Evaluation metrics for multiple correct answers in QA problem system

558 views Asked by At

I'm building a QA machine and I have my own data for this task. I have a problem that 1 question can have 2 or more answers. For example:

Questions: "What does A have to do?"

Correct answers:

  • "A have to clean the floor"
  • "A have to hang up the laundry"

In my QA model, I can get k best answers. However, in some cases, not only k is unequal the number of correct answers but also some of the k answers are not correct.

Most of public dataset like SQuAD, triviaQA have a pair with one question and one answer. In my case, my question can have multiple answers. So, what kind of evaluation metrics I should use? Can I use F1 score?

1

There are 1 answers

0
Jindřich On

The evaluation metric should always depend on how the system you are developing will be used. F1 score is certainly a reasonable statistics that tells you a lot about how the distribution of the correct and wrong answers is.

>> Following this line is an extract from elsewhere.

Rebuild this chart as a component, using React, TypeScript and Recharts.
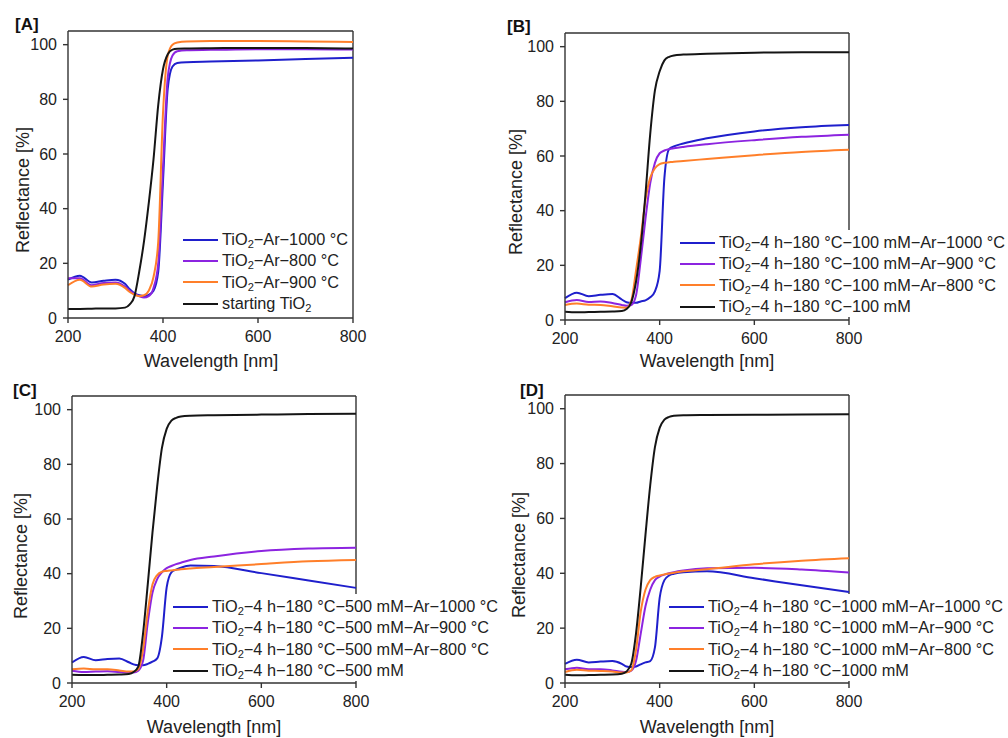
import React from 'react';
import { LineChart, Line, XAxis, YAxis, Legend, ReferenceLine } from 'recharts';

// wavelength grid [nm] shared by all panels
const wavelengths = [200, 225, 250, 275, 300, 320, 330, 340, 350, 360, 370, 380, 390, 400, 410, 420, 430, 450, 500, 600, 700, 800];

// [A] reflectance [%]
const aAr1000 = [14, 15.5, 13, 13.6, 14, 12.5, 10.5, 9, 8.3, 8, 8.5, 10, 17, 50, 84, 92, 93.3, 93.6, 93.8, 94.2, 94.8, 95.2];
const aAr800 = [14.5, 14.5, 12, 12.8, 13, 11.5, 10, 8.8, 8, 7.5, 8, 11, 20, 55, 88, 96, 97.6, 98, 98.1, 98.3, 98.3, 98.2];
const aAr900 = [12, 14, 11.5, 12.3, 12.5, 11, 9.5, 8.5, 8, 8.3, 10, 15, 28, 75, 96, 100, 100.8, 101.2, 101.3, 101.3, 101.2, 101];
const aStart = [3.3, 3.3, 3.4, 3.5, 3.5, 3.8, 5, 8, 17, 28, 42, 58, 78, 91, 96.5, 98.2, 98.5, 98.6, 98.7, 98.8, 98.8, 98.6];

// [B]
const bAr1000 = [8, 10, 8.7, 9.2, 9.5, 7.5, 6.5, 6.3, 6.3, 6.8, 7.2, 8.3, 10.5, 18, 52, 62.5, 63.5, 64.6, 66.5, 69, 70.5, 71.3];
const bAr900 = [6.5, 7.3, 6.6, 6.8, 6.2, 5.5, 5.2, 5.5, 9, 22, 37, 50, 57.5, 61, 62, 62.5, 62.8, 63.3, 64.3, 65.8, 67, 67.8];
const bAr800 = [5.5, 6, 5.6, 5.5, 5, 4.6, 4.5, 7, 18, 30, 44, 52, 55.5, 57, 57.5, 57.7, 57.9, 58.2, 58.9, 60.3, 61.5, 62.3];
const b100 = [3, 2.8, 2.9, 3, 3.1, 3.3, 4, 6.5, 14, 27, 46, 68, 84, 91, 95, 96.3, 96.8, 97.1, 97.4, 97.8, 98, 98];

// [C]
const cAr1000 = [7.5, 9.5, 8.3, 8.8, 9, 7.6, 6.8, 6.5, 6.5, 7, 7.8, 9, 17, 35, 40.5, 41.5, 42.2, 43, 42.8, 40.2, 37.5, 34.8];
const cAr900 = [4.5, 4, 4.2, 4.3, 4, 3.8, 3.8, 4.5, 8, 22, 33, 38, 40.5, 42, 42.8, 43.5, 44, 45, 46.3, 48.3, 49.2, 49.5];
const cAr800 = [5, 5.3, 5, 5, 4.6, 4.2, 4.2, 5, 12, 26, 36, 39.5, 40.7, 41, 41.2, 41.4, 41.6, 41.9, 42.4, 43.5, 44.5, 45];
const c500 = [3, 2.9, 2.9, 3, 3.1, 3.3, 4, 6, 18, 36, 55, 72, 86, 93, 96, 97, 97.5, 97.8, 98, 98.2, 98.4, 98.5];

// [D]
const dAr1000 = [7, 8.5, 7.5, 7.8, 8, 7, 6, 5.8, 6, 6.8, 7.5, 8, 13, 31, 37.5, 39.2, 39.8, 40.4, 40.7, 38.2, 35.6, 33.2];
const dAr900 = [5, 5.6, 5, 5, 4.6, 4.1, 4, 4.5, 8, 18, 28, 34, 37.5, 38.8, 39.5, 40, 40.4, 41, 41.8, 42, 41.4, 40.3];
const dAr800 = [4, 4.8, 4.5, 4.4, 4.2, 3.8, 3.8, 4.6, 12, 26, 34, 37.5, 38.7, 39.2, 39.6, 39.9, 40.2, 40.7, 41.5, 43.3, 44.6, 45.5];
const d1000 = [3, 2.8, 2.9, 3, 3.1, 3.4, 4.2, 7, 18, 35, 54, 72, 86, 93, 96, 97, 97.4, 97.6, 97.7, 97.8, 97.9, 98];

const yTicks = [0, 20, 40, 60, 80, 100];
const xTicks = [200, 400, 600, 800];

const BLUE = '#1f1fcc';
const PURPLE = '#8c24e0';
const ORANGE = '#ff7f2a';
const BLACK = '#151515';
const AXIS = '#333';
const FONT = '"Liberation Sans", Arial, sans-serif';

type Series = { key: string; name: string; color: string; values: number[] };

const panelA: Series[] = [
  { key: 's1', name: 'TiO2−Ar−1000 °C', color: BLUE, values: aAr1000 },
  { key: 's2', name: 'TiO2−Ar−800 °C', color: PURPLE, values: aAr800 },
  { key: 's3', name: 'TiO2−Ar−900 °C', color: ORANGE, values: aAr900 },
  { key: 's4', name: 'starting TiO2', color: BLACK, values: aStart },
];
const panelB: Series[] = [
  { key: 's1', name: 'TiO2−4 h−180 °C−100 mM−Ar−1000 °C', color: BLUE, values: bAr1000 },
  { key: 's2', name: 'TiO2−4 h−180 °C−100 mM−Ar−900 °C', color: PURPLE, values: bAr900 },
  { key: 's3', name: 'TiO2−4 h−180 °C−100 mM−Ar−800 °C', color: ORANGE, values: bAr800 },
  { key: 's4', name: 'TiO2−4 h−180 °C−100 mM', color: BLACK, values: b100 },
];
const panelC: Series[] = [
  { key: 's1', name: 'TiO2−4 h−180 °C−500 mM−Ar−1000 °C', color: BLUE, values: cAr1000 },
  { key: 's2', name: 'TiO2−4 h−180 °C−500 mM−Ar−900 °C', color: PURPLE, values: cAr900 },
  { key: 's3', name: 'TiO2−4 h−180 °C−500 mM−Ar−800 °C', color: ORANGE, values: cAr800 },
  { key: 's4', name: 'TiO2−4 h−180 °C−500 mM', color: BLACK, values: c500 },
];
const panelD: Series[] = [
  { key: 's1', name: 'TiO2−4 h−180 °C−1000 mM−Ar−1000 °C', color: BLUE, values: dAr1000 },
  { key: 's2', name: 'TiO2−4 h−180 °C−1000 mM−Ar−900 °C', color: PURPLE, values: dAr900 },
  { key: 's3', name: 'TiO2−4 h−180 °C−1000 mM−Ar−800 °C', color: ORANGE, values: dAr800 },
  { key: 's4', name: 'TiO2−4 h−180 °C−1000 mM', color: BLACK, values: d1000 },
];

const toRows = (series: Series[]) =>
  wavelengths.map((w, i) => {
    const row: Record<string, number> = { w };
    series.forEach((s) => (row[s.key] = s.values[i]));
    return row;
  });

// TiO2 -> TiO with subscript 2
const withSub = (name: string) => {
  const parts = name.split('TiO2');
  return parts.map((p, i) => (
    <React.Fragment key={i}>
      {i > 0 && (
        <>
          TiO<sub style={{ fontSize: '0.68em', verticalAlign: '-0.3em', lineHeight: 0 }}>2</sub>
        </>
      )}
      {p}
    </React.Fragment>
  ));
};

const legendContent = (series: Series[]) => () => (
  <div style={{ background: '#fff', padding: '2px 2px 0 3px' }}>
    {series.map((s) => (
      <div key={s.key} style={{ display: 'flex', alignItems: 'center', height: 21.3, whiteSpace: 'nowrap' }}>
        <span style={{ display: 'inline-block', width: 35, height: 2, background: s.color, marginRight: 4 }} />
        <span style={{ fontSize: 16.3, color: '#222', lineHeight: '21px' }}>{withSub(s.name)}</span>
      </div>
    ))}
  </div>
);

type PanelProps = {
  letter: string;
  series: Series[];
  left: number;
  top: number;
  height: number;
  margin: { top: number; right: number; bottom: number; left: number };
  legendPos: { left: number; top: number };
  yTitle: { x: number; y: number };
  xTitle: { x: number; y: number };
  letterPos: { x: number; y: number };
};

const W = 504;

const Panel = ({ letter, series, left, top, height, margin, legendPos, yTitle, xTitle, letterPos }: PanelProps) => {
  const data = toRows(series);
  return (
    <div style={{ position: 'absolute', left, top, width: W, height }}>
      <LineChart width={W} height={height} data={data} margin={margin}>
        <XAxis
          dataKey="w"
          type="number"
          domain={[200, 800]}
          ticks={xTicks}
          height={40}
          tickSize={5}
          tickMargin={8}
          tick={{ fontSize: 16, fill: '#222' }}
          axisLine={{ stroke: AXIS, strokeWidth: 1.4 }}
          tickLine={{ stroke: AXIS, strokeWidth: 1.4 }}
          label={() => (
            <text x={xTitle.x} y={xTitle.y} textAnchor="middle" dominantBaseline="central" fontSize={18} fill="#222">
              Wavelength [nm]
            </text>
          )}
        />
        <YAxis
          type="number"
          domain={[0, 105]}
          ticks={yTicks}
          width={50}
          tickSize={5}
          tickMargin={6}
          tick={{ fontSize: 16, fill: '#222' }}
          axisLine={{ stroke: AXIS, strokeWidth: 1.4 }}
          tickLine={{ stroke: AXIS, strokeWidth: 1.4 }}
          label={() => (
            <text
              x={yTitle.x}
              y={yTitle.y}
              transform={`rotate(-90 ${yTitle.x} ${yTitle.y})`}
              textAnchor="middle"
              dominantBaseline="central"
              fontSize={18}
              fill="#222"
            >
              Reflectance [%]
            </text>
          )}
        />
        <ReferenceLine y={105} stroke={AXIS} strokeWidth={1.4} />
        <ReferenceLine x={800} stroke={AXIS} strokeWidth={1.4} />
        {series.map((s) => (
          <Line
            key={s.key}
            dataKey={s.key}
            name={s.name}
            type="monotone"
            stroke={s.color}
            strokeWidth={2}
            dot={false}
            isAnimationActive={false}
          />
        ))}
        <Legend
          layout="vertical"
          align="center"
          verticalAlign="middle"
          content={legendContent(series)}
          wrapperStyle={{ left: legendPos.left, top: legendPos.top, width: 'auto', height: 'auto' }}
        />
      </LineChart>
      <div
        style={{
          position: 'absolute',
          left: letterPos.x,
          top: letterPos.y,
          fontSize: 17,
          fontWeight: 'bold',
          lineHeight: '17px',
          color: '#111',
        }}
      >
        {letter}
      </div>
    </div>
  );
};

export default function App() {
  return (
    <div style={{ position: 'absolute', left: 0, top: 0, width: 1008, height: 738, background: '#fff', fontFamily: FONT }}>
      <Panel
        letter="[A]"
        series={panelA}
        left={0}
        top={0}
        height={376}
        margin={{ top: 31, right: 151, bottom: 18, left: 18 }}
        legendPos={{ left: 180, top: 227 }}
        yTitle={{ x: 23, y: 190 }}
        xTitle={{ x: 211, y: 361 }}
        letterPos={{ x: 15, y: 16 }}
      />
      <Panel
        letter="[B]"
        series={panelB}
        left={504}
        top={0}
        height={376}
        margin={{ top: 33, right: 159, bottom: 16, left: 11 }}
        legendPos={{ left: 173, top: 230 }}
        yTitle={{ x: 12, y: 192 }}
        xTitle={{ x: 203, y: 361 }}
        letterPos={{ x: 3, y: 18 }}
      />
      <Panel
        letter="[C]"
        series={panelC}
        left={0}
        top={369}
        height={369}
        margin={{ top: 27, right: 148, bottom: 15, left: 22 }}
        legendPos={{ left: 170, top: 225 }}
        yTitle={{ x: 21, y: 187 }}
        xTitle={{ x: 214, y: 358 }}
        letterPos={{ x: 13, y: 13 }}
      />
      <Panel
        letter="[D]"
        series={panelD}
        left={504}
        top={369}
        height={369}
        margin={{ top: 26, right: 159, bottom: 15, left: 11 }}
        legendPos={{ left: 162, top: 225 }}
        yTitle={{ x: 15, y: 186 }}
        xTitle={{ x: 203, y: 358 }}
        letterPos={{ x: 16, y: 13 }}
      />
    </div>
  );
}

If you are going to present a single best answer from your system, you should also measure the 1-best accuracy. If you are going present multiple answers, you should measure the precision at n (i.e., proportion of correct answers among n best answers, it is in fact recall, but folks in information retrieval call it precision).

If you are not sure what is a suitable number of answers to present, you might want to plot the ROC curve and compute the AUC score.